40 posts, read 95,369 times
Reputation: 43
Thanks for the helpful detailed advice. Yes we do live in the borough. I will give it a try although we have already spoken to everyone involved in the city council on an individual basis. The borough manager says that the ordinance does not refer to recreational burning which is allowed. The deputy fire chief went out and looked at one of the fires and apparently told them to go right ahead and burn because they started burning more frequently and longer, sometimes all day long. The borough code enforcement is actually the police officers and we have called them repeatedly. We do not know if they have ever spoken to anyone.

On Friday evening the air quality in this area was at code orange level according to the EPA website. It was reported on the local news stations and in most areas burning is prohibited during these times. The air at those levels is dangerous for elderly and children or those with asthma. We had two fires burning all evening, one right across the street and another two doors away. Possibly a third at the end of the block. These are big bonfires, not tiny cooking fires. The smoke was heavy until the early morning hours.

Saturday night we had another similar experience. We now have to close up the house and go inside as soon as the sun goes down because we know the fires will start. In all the places I have lived I have never experienced such a miserable situation. It really is a very unhealthy environment.
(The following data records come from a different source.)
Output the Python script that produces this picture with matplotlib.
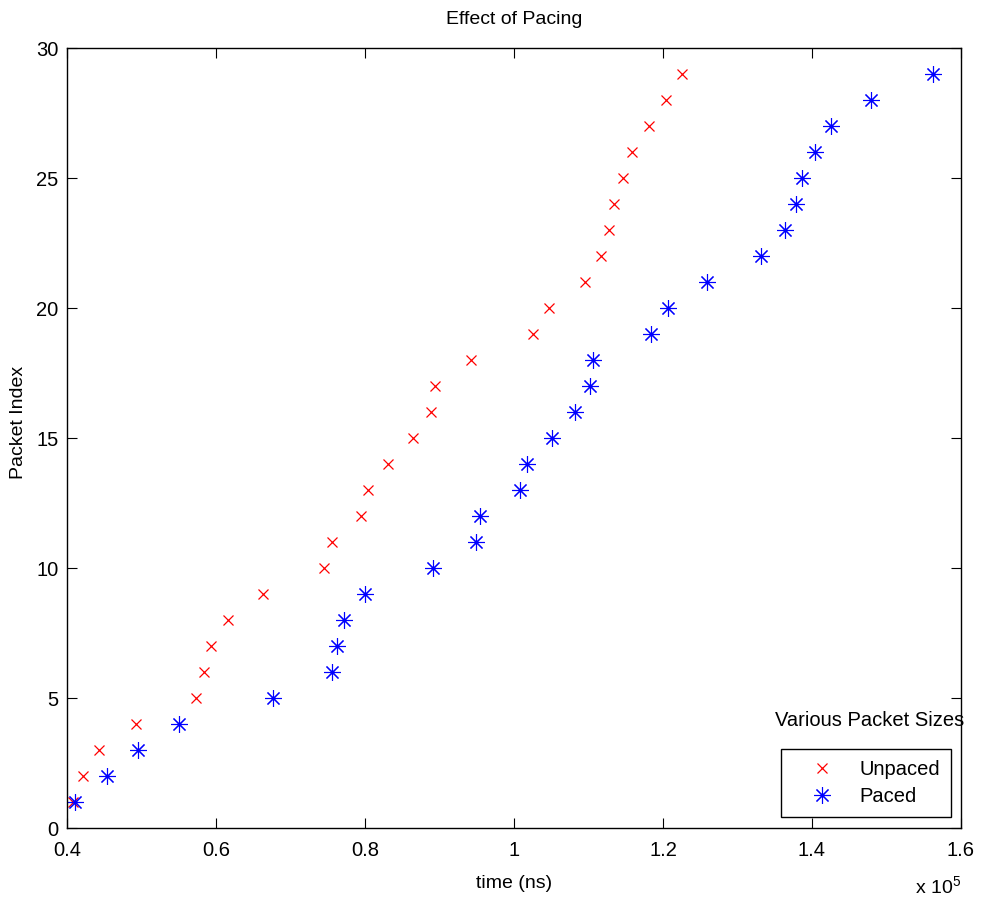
import numpy as np
import matplotlib
matplotlib.use('Agg')
import matplotlib.pyplot as plt

plt.rcParams['font.family'] = ['Liberation Sans', 'DejaVu Sans']
plt.rcParams['mathtext.default'] = 'regular'

# packet index vs. arrival time (ns, x 1e5)
packet_index = np.arange(1, 30)
unpaced_time = [0.408, 0.421, 0.443, 0.492, 0.573, 0.584, 0.593, 0.616, 0.663, 0.745,
                0.756, 0.795, 0.804, 0.831, 0.865, 0.888, 0.894, 0.942, 1.025, 1.047,
                1.095, 1.117, 1.128, 1.134, 1.146, 1.159, 1.181, 1.204, 1.226]
paced_time = [0.411, 0.454, 0.495, 0.551, 0.676, 0.756, 0.762, 0.772, 0.800, 0.891,
              0.949, 0.954, 1.008, 1.017, 1.051, 1.082, 1.102, 1.106, 1.184, 1.207,
              1.259, 1.331, 1.364, 1.378, 1.387, 1.404, 1.425, 1.479, 1.562]
xticks = [0.4, 0.6, 0.8, 1.0, 1.2, 1.4, 1.6]
xtick_labels = ['0.4', '0.6', '0.8', '1', '1.2', '1.4', '1.6']
yticks = [0, 5, 10, 15, 20, 25, 30]

fig = plt.figure(figsize=(9.82, 9.07), dpi=100)
ax = fig.add_axes([67/982, 79/907, 894/982, 780/907])

ax.plot(unpaced_time, packet_index, linestyle='none', marker='x', color='red',
        markersize=7.5, markeredgewidth=0.9, label='Unpaced')
ax.plot(paced_time, packet_index, linestyle='none', marker=(8, 2, 0), color='blue',
        markersize=12, markeredgewidth=0.8, label='Paced')

ax.set_xlim(0.4, 1.6)
ax.set_ylim(0, 30)
ax.set_xticks(xticks)
ax.set_xticklabels(xtick_labels)
ax.set_yticks(yticks)
ax.tick_params(direction='in', length=7, width=0.8, top=True, right=True,
               labelsize=14.5)
ax.tick_params(axis='x', pad=9)
ax.tick_params(axis='y', pad=6)
for s in ax.spines.values():
    s.set_linewidth(1.0)

ax.set_title('Effect of Pacing', fontsize=14, pad=17)
ax.set_xlabel('time (ns)', fontsize=14, labelpad=11)
ax.set_ylabel('Packet Index', fontsize=14)
ax.yaxis.set_label_coords(-0.0447, 0.52)

fig.text(961/982, 1 - 893/907, r'x 10$^5$', fontsize=14, ha='right', va='baseline')

leg = ax.legend(loc='lower right', bbox_to_anchor=(951/982, 1 - 817/907),
                bbox_transform=fig.transFigure, fontsize=14.5, frameon=True,
                fancybox=False, framealpha=1, edgecolor='black',
                handlelength=3.0, handletextpad=0.35, borderpad=0.55,
                labelspacing=0.4, borderaxespad=0)
leg.get_frame().set_linewidth(1.0)
fig.text(870/982, 1 - 721/907, 'Various Packet Sizes', fontsize=14.5,
         ha='center', va='center')

fig.savefig('out.png', dpi=100)
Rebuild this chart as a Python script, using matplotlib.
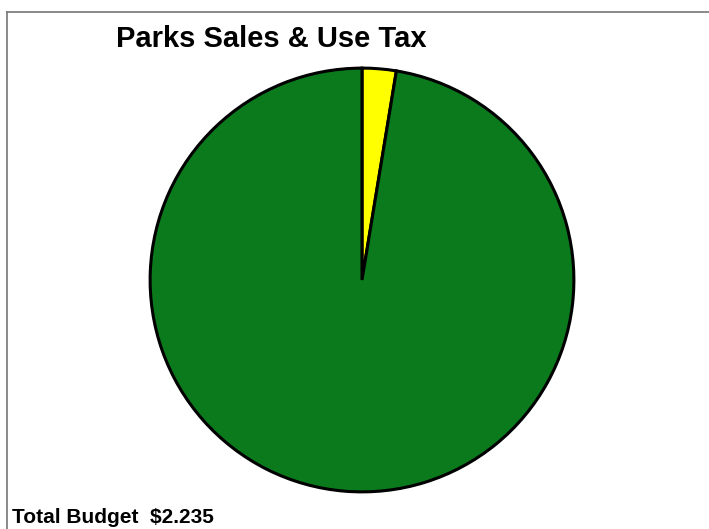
import matplotlib
matplotlib.use("Agg")
import matplotlib.pyplot as plt
from matplotlib.lines import Line2D

# Budget components (millions)
categories = ["Other", "Parks Sales & Use Tax"]
values = [0.058, 2.177]
colors = ["#FFFF00", "#0A7A1C"]
title = "Parks Sales & Use Tax"
footer = "Total Budget  $2.235"

W, H = 709, 529
fig = plt.figure(figsize=(W / 100, H / 100), dpi=100)
fig.patch.set_facecolor("white")

cx, cy, r = 362, 280, 214
ax = fig.add_axes([(cx - r) / W, (H - cy - r) / H, 2 * r / W, 2 * r / H])
ax.pie(values, colors=colors, startangle=90, counterclock=False,
       wedgeprops=dict(edgecolor="black", linewidth=2.2),
       radius=1.0)
ax.set_xlim(-1.01, 1.01)
ax.set_ylim(-1.01, 1.01)
ax.set_aspect("equal")
ax.axis("off")

# frame lines at top and left
fig.add_artist(Line2D([7 / W, 1], [1 - 12 / H, 1 - 12 / H], color="#777777", lw=1.2))
fig.add_artist(Line2D([7 / W, 7 / W], [0, 1 - 12 / H], color="#777777", lw=1.2))

fig.text(271 / W, 1 - 47 / H, title, ha="center", va="baseline",
         fontsize=21, fontweight="bold", family="Liberation Sans")
fig.text(12 / W, 6 / H, footer, ha="left", va="baseline",
         fontsize=15, fontweight="bold", family="Liberation Sans")

fig.savefig("out.png", dpi=100)
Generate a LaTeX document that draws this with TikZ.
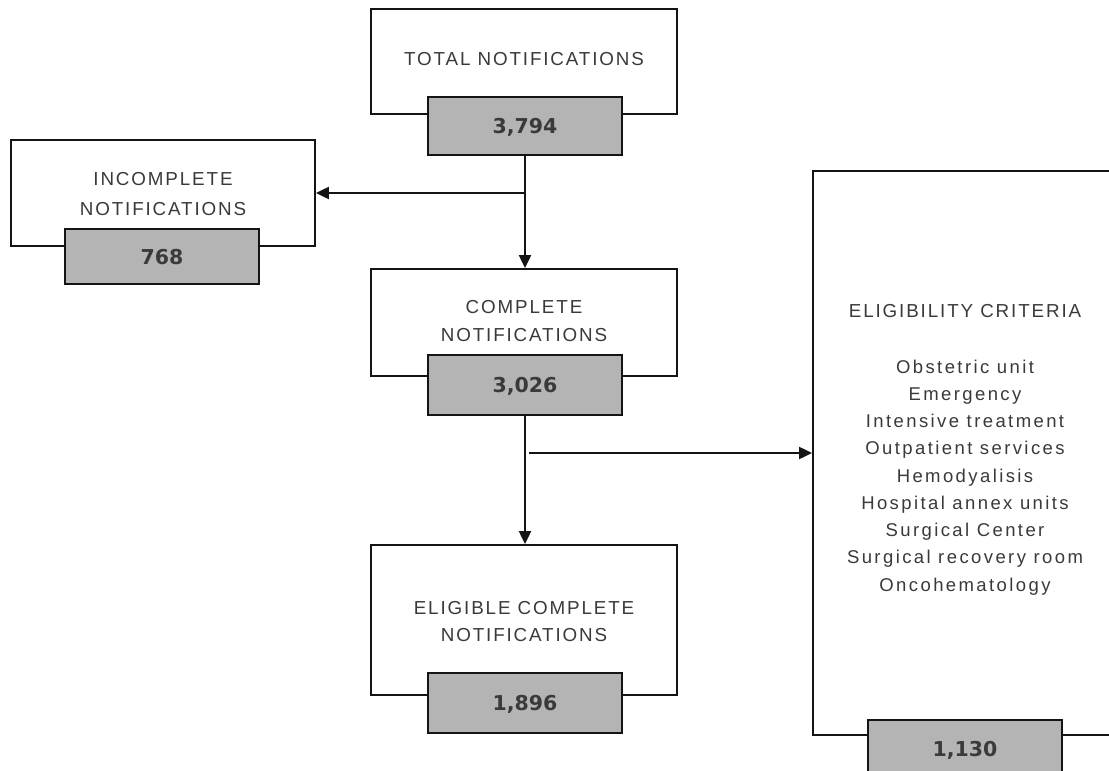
\documentclass[tikz,border=0pt]{standalone}
\usepackage{fontspec}
\setmainfont{Liberation Sans}
\newfontfamily\headfont[LetterSpace=10]{Liberation Sans}
\newfontfamily\listfont[LetterSpace=13]{Liberation Sans}
\newfontfamily\numfont{DejaVu Sans}
\usetikzlibrary{arrows.meta}
\definecolor{txtgray}{HTML}{3A3A3A}
\definecolor{boxgray}{HTML}{B4B4B4}
\definecolor{linecol}{HTML}{141414}
\begin{document}
\begin{tikzpicture}[x=1pt,y=-1pt,
  outerbox/.style={draw=linecol, line width=1.8pt, fill=white, inner sep=0pt},
  numbox/.style={draw=linecol, line width=2pt, fill=boxgray, minimum width=194, minimum height=58, inner sep=0pt, text depth=0pt, font=\numfont\bfseries\fontsize{20.5}{24}\selectfont, text=txtgray},
  head/.style={font=\headfont\fontsize{18.8}{22}\selectfont, text=txtgray, anchor=base, inner sep=0pt},
  crit/.style={font=\listfont\fontsize{18.5}{22}\selectfont, text=txtgray, anchor=base, inner sep=0pt},
  conn/.style={line width=2pt, draw=linecol},
  arr/.style={conn, -{Triangle[length=13pt,width=12pt]}}]
\useasboundingbox (0,0) rectangle (1109,771);
\fill[white] (0,0) rectangle (1109,771);
\clip (0,0) rectangle (1109,771);

% total
\node[outerbox, minimum width=306, minimum height=105] (total) at (524,61.5) {};
\node[numbox] (totaln) at (525,126) {3,794};
\node[head] (totalt) at (524,65) {TOTAL NOTIFICATIONS};

% incomplete
\node[outerbox, minimum width=304, minimum height=106] (incomplete) at (163,193) {};
\node[numbox, minimum height=55] (incompleten) at (162,256.5) {768};
\node[head] (incomplete1) at (163,185) {INCOMPLETE};
\node[head] (incomplete2) at (163,215) {NOTIFICATIONS};

% complete
\node[outerbox, minimum width=306, minimum height=107] (complete) at (524,322.5) {};
\node[numbox, minimum height=60] (completen) at (525,385) {3,026};
\node[head] (complete1) at (524,313) {COMPLETE};
\node[head] (complete2) at (524,341) {NOTIFICATIONS};

% eligible
\node[outerbox, minimum width=306, minimum height=150] (eligible) at (524,620) {};
\node[numbox, minimum height=60] (eligiblen) at (525,703) {1,896};
\node[head] (eligible1) at (524,614) {ELIGIBLE COMPLETE};
\node[head] (eligible2) at (524,641) {NOTIFICATIONS};

% criteria
\node[outerbox, minimum width=304, minimum height=564] (criteria) at (965,453) {};
\node[numbox] (criterian) at (965,749) {1,130};
\node[head] (criteriat) at (965,317) {ELIGIBILITY CRITERIA};
\foreach \t [count=\i from 0] in {Obstetric unit, Emergency, Intensive treatment, Outpatient services, Hemodyalisis, Hospital annex units, Surgical Center, Surgical recovery room, Oncohematology}
  \node[crit] (crit\i) at (965,373+27.25*\i) {\t};

% connectors
\draw[arr] (totaln.south) -- (totaln.south |- complete.north);
\coordinate (b1) at (totaln.south |- incomplete.east);
\draw[arr] (b1) -- (incomplete.east);
\draw[arr] (completen.south) -- (completen.south |- eligible.north);
\coordinate (b2) at ([xshift=4pt]completen.south |- criteria.west);
\draw[arr] (b2) -- (criteria.west);
\end{tikzpicture}
\end{document}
Hopefully anyone considering moving here will read this and know about the situation before they purchase a home as there are homes for sale in this part of town. I would not want anyone else to have such a miserable time of it. Although being very healthy and active otherwise we are both having respiratory problems after an entire summer of this. We have plans to got to a hotel next weekend if the fires start. I am working on an exit plan for us. I appreciate all the help on this forum. Very good advice.